### WHAT TO WORK ON
Write every line out verbatim and omit the pictures.

### GIVEN DATA

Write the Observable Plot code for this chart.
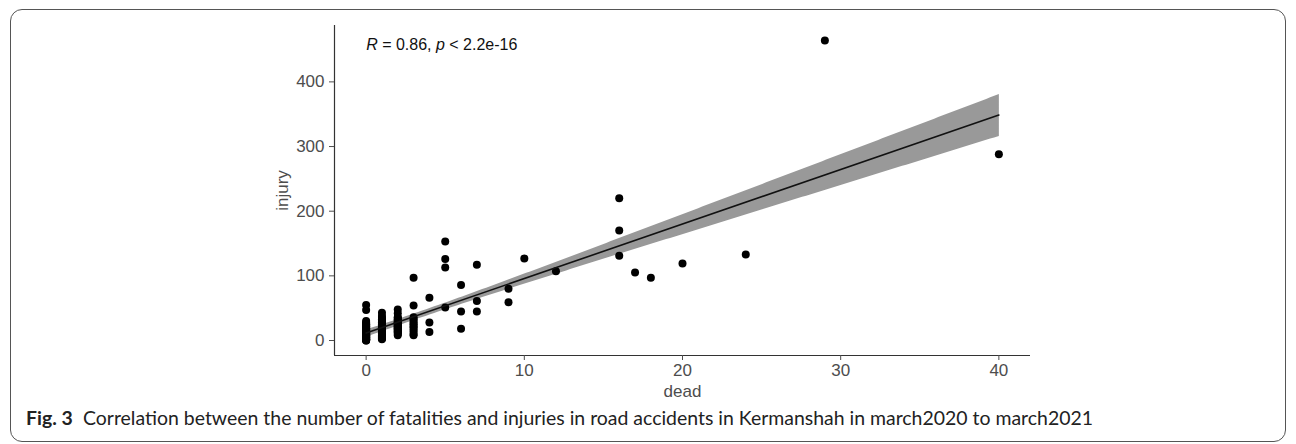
<!DOCTYPE html>
<html><head><meta charset="utf-8">
<script src="https://cdn.jsdelivr.net/npm/d3@7"></script>
<script src="https://cdn.jsdelivr.net/npm/@observablehq/plot@0.6"></script>
<style>
html,body{margin:0;padding:0;background:#fff;width:1296px;height:444px;overflow:hidden}
#frame{position:absolute;left:10px;top:9px;width:1276px;height:433px;border:1.3px solid #555;border-radius:12px;box-sizing:border-box}
#chart{position:absolute;left:0;top:0}
#caption{position:absolute;left:26px;top:406px;font-family:Lato,"Open Sans",sans-serif;font-size:19px;color:#222;white-space:nowrap;transform-origin:0 50%}
#caption b{font-weight:700;margin-right:10px}
</style></head><body>
<div id="frame"></div>
<div id="chart"></div>
<div id="caption"><b>Fig. 3</b>Correlation between the number of fatalities and injuries in road accidents in Kermanshah in march2020 to march2021</div>
<script>
// daily records: many dots overlap in the columns at 0–3 deaths
const dead = [
  0,0,0,0,0,0,0,0,0,0,0,0,0,0,0,0,0,0,0,0,
  0,0,0,0,0,0,0,0,0,0,0,0,0,0,0,0,0,0,0,0,
  1,1,1,1,1,1,1,1,1,1,1,1,1,
  1,1,1,1,1,1,1,1,1,1,1,1,1,1,1,1,1,1,1,1,
  2,2,2,2,2,2,2,2,2,2,2,
  2,2,2,2,2,2,2,2,2,2,2,2,2,2,2,
  3,3,3,3,3,3,3,3,
  3,3,3,3,3,
  4,4,4,
  5,5,5,5,
  6,6,6,
  7,7,7,
  9,9,
  10,12,16,16,16,17,18,20,24,29,40
];
const injury = [
  55,47,30,28,26,24,22,20,18,16,14,12,10,8,6,5,3,2,1,0,
  0,1,2,3,4,5,6,7,8,9,10,11,12,13,15,17,19,21,23,25,
  43,38,33,28,25,22,19,16,13,10,8,5,3,
  2,4,6,7,9,11,12,14,15,17,18,20,21,23,24,26,27,30,32,35,
  48,42,36,32,28,25,22,19,16,12,8,
  10,13,14,17,18,20,21,23,24,26,27,29,30,33,35,
  97,54,36,30,25,20,14,8,
  10,17,22,27,33,
  66,28,13,
  153,126,113,51,
  86,45,18,
  117,61,45,
  80,59,
  127,107,220,170,131,105,97,119,133,464,288
];
const xTicks = [0, 10, 20, 30, 40];
const yTicks = [0, 100, 200, 300, 400];
const xDomain = [-2, 42];
const yDomain = [-23.2, 487.2];
const xLabel = "dead";
const yLabel = "injury";
const corrLabel = [{x: 0, y: 458, text: "R = 0.86, p < 2.2e-16"}];

const data = dead.map((d, i) => ({dead: d, injury: injury[i]}));

const plot = Plot.plot({
  width: 1296, height: 444,
  marginLeft: 334, marginRight: 266, marginTop: 25, marginBottom: 89,
  x: {domain: xDomain},
  y: {domain: yDomain},
  style: {fontFamily: "'Liberation Sans', Arial, sans-serif", fontSize: "17px", color: "#333", background: "transparent", overflow: "visible"},
  marks: [
    Plot.linearRegressionY(data, {x: "dead", y: "injury", ci: 0.95, stroke: "none", fill: "#999", fillOpacity: 1}),
    Plot.dot(data, {x: "dead", y: "injury", r: 4, fill: "#000", stroke: "none"}),
    Plot.linearRegressionY(data, {x: "dead", y: "injury", ci: 0, stroke: "#111", strokeWidth: 1.6}),
    Plot.ruleX([xDomain[0]], {stroke: "#333", strokeWidth: 1.2}),
    Plot.ruleY([yDomain[0]], {stroke: "#333", strokeWidth: 1.2}),
    Plot.axisX({ticks: xTicks, tickSize: 5, tickPadding: 3, label: xLabel, labelAnchor: "center", labelArrow: "none", labelOffset: 41, color: "#4d4d4d"}),
    Plot.axisY({ticks: yTicks, tickSize: 5, tickPadding: 5, label: yLabel, labelAnchor: "center", labelArrow: "none", labelOffset: 59, color: "#4d4d4d"}),
    Plot.text(corrLabel, {x: "x", y: "y", text: "text", textAnchor: "start", fontSize: 16, fill: "#111"})
  ]
});
document.getElementById("chart").appendChild(plot);

// italicise R and p in the correlation label
plot.querySelectorAll("text").forEach(t => {
  if (t.textContent === corrLabel[0].text) {
    t.textContent = "";
    const parts = [["R", true], [" = 0.86, ", false], ["p", true], [" < 2.2e-16", false]];
    for (const [s, it] of parts) {
      const ts = document.createElementNS("http://www.w3.org/2000/svg", "tspan");
      ts.textContent = s;
      if (it) ts.setAttribute("font-style", "italic");
      t.appendChild(ts);
    }
  }
});

// fit caption to the reference width
const cap = document.getElementById("caption");
const w = cap.getBoundingClientRect().width;
cap.style.transform = `scaleX(${(1093 - 26) / w})`;
</script>
</body></html>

### RESPONSE TO THE TASK
Write the Observable Plot code for this chart.
<!DOCTYPE html>
<html><head><meta charset="utf-8">
<script src="https://cdn.jsdelivr.net/npm/d3@7"></script>
<script src="https://cdn.jsdelivr.net/npm/@observablehq/plot@0.6"></script>
<style>
html,body{margin:0;padding:0;background:#fff;width:1296px;height:444px;overflow:hidden}
#frame{position:absolute;left:10px;top:9px;width:1276px;height:433px;border:1.3px solid #555;border-radius:12px;box-sizing:border-box}
#chart{position:absolute;left:0;top:0}
#caption{position:absolute;left:26px;top:406px;font-family:Lato,"Open Sans",sans-serif;font-size:19px;color:#222;white-space:nowrap;transform-origin:0 50%}
#caption b{font-weight:700;margin-right:10px}
</style></head><body>
<div id="frame"></div>
<div id="chart"></div>
<div id="caption"><b>Fig. 3</b>Correlation between the number of fatalities and injuries in road accidents in Kermanshah in march2020 to march2021</div>
<script>
// daily records: many dots overlap in the columns at 0–3 deaths
const dead = [
  0,0,0,0,0,0,0,0,0,0,0,0,0,0,0,0,0,0,0,0,
  0,0,0,0,0,0,0,0,0,0,0,0,0,0,0,0,0,0,0,0,
  1,1,1,1,1,1,1,1,1,1,1,1,1,
  1,1,1,1,1,1,1,1,1,1,1,1,1,1,1,1,1,1,1,1,
  2,2,2,2,2,2,2,2,2,2,2,
  2,2,2,2,2,2,2,2,2,2,2,2,2,2,2,
  3,3,3,3,3,3,3,3,
  3,3,3,3,3,
  4,4,4,
  5,5,5,5,
  6,6,6,
  7,7,7,
  9,9,
  10,12,16,16,16,17,18,20,24,29,40
];
const injury = [
  55,47,30,28,26,24,22,20,18,16,14,12,10,8,6,5,3,2,1,0,
  0,1,2,3,4,5,6,7,8,9,10,11,12,13,15,17,19,21,23,25,
  43,38,33,28,25,22,19,16,13,10,8,5,3,
  2,4,6,7,9,11,12,14,15,17,18,20,21,23,24,26,27,30,32,35,
  48,42,36,32,28,25,22,19,16,12,8,
  10,13,14,17,18,20,21,23,24,26,27,29,30,33,35,
  97,54,36,30,25,20,14,8,
  10,17,22,27,33,
  66,28,13,
  153,126,113,51,
  86,45,18,
  117,61,45,
  80,59,
  127,107,220,170,131,105,97,119,133,464,288
];
const xTicks = [0, 10, 20, 30, 40];
const yTicks = [0, 100, 200, 300, 400];
const xDomain = [-2, 42];
const yDomain = [-23.2, 487.2];
const xLabel = "dead";
const yLabel = "injury";
const corrLabel = [{x: 0, y: 458, text: "R = 0.86, p < 2.2e-16"}];

const data = dead.map((d, i) => ({dead: d, injury: injury[i]}));

const plot = Plot.plot({
  width: 1296, height: 444,
  marginLeft: 334, marginRight: 266, marginTop: 25, marginBottom: 89,
  x: {domain: xDomain},
  y: {domain: yDomain},
  style: {fontFamily: "'Liberation Sans', Arial, sans-serif", fontSize: "17px", color: "#333", background: "transparent", overflow: "visible"},
  marks: [
    Plot.linearRegressionY(data, {x: "dead", y: "injury", ci: 0.95, stroke: "none", fill: "#999", fillOpacity: 1}),
    Plot.dot(data, {x: "dead", y: "injury", r: 4, fill: "#000", stroke: "none"}),
    Plot.linearRegressionY(data, {x: "dead", y: "injury", ci: 0, stroke: "#111", strokeWidth: 1.6}),
    Plot.ruleX([xDomain[0]], {stroke: "#333", strokeWidth: 1.2}),
    Plot.ruleY([yDomain[0]], {stroke: "#333", strokeWidth: 1.2}),
    Plot.axisX({ticks: xTicks, tickSize: 5, tickPadding: 3, label: xLabel, labelAnchor: "center", labelArrow: "none", labelOffset: 41, color: "#4d4d4d"}),
    Plot.axisY({ticks: yTicks, tickSize: 5, tickPadding: 5, label: yLabel, labelAnchor: "center", labelArrow: "none", labelOffset: 59, color: "#4d4d4d"}),
    Plot.text(corrLabel, {x: "x", y: "y", text: "text", textAnchor: "start", fontSize: 16, fill: "#111"})
  ]
});
document.getElementById("chart").appendChild(plot);

// italicise R and p in the correlation label
plot.querySelectorAll("text").forEach(t => {
  if (t.textContent === corrLabel[0].text) {
    t.textContent = "";
    const parts = [["R", true], [" = 0.86, ", false], ["p", true], [" < 2.2e-16", false]];
    for (const [s, it] of parts) {
      const ts = document.createElementNS("http://www.w3.org/2000/svg", "tspan");
      ts.textContent = s;
      if (it) ts.setAttribute("font-style", "italic");
      t.appendChild(ts);
    }
  }
});

// fit caption to the reference width
const cap = document.getElementById("caption");
const w = cap.getBoundingClientRect().width;
cap.style.transform = `scaleX(${(1093 - 26) / w})`;
</script>
</body></html>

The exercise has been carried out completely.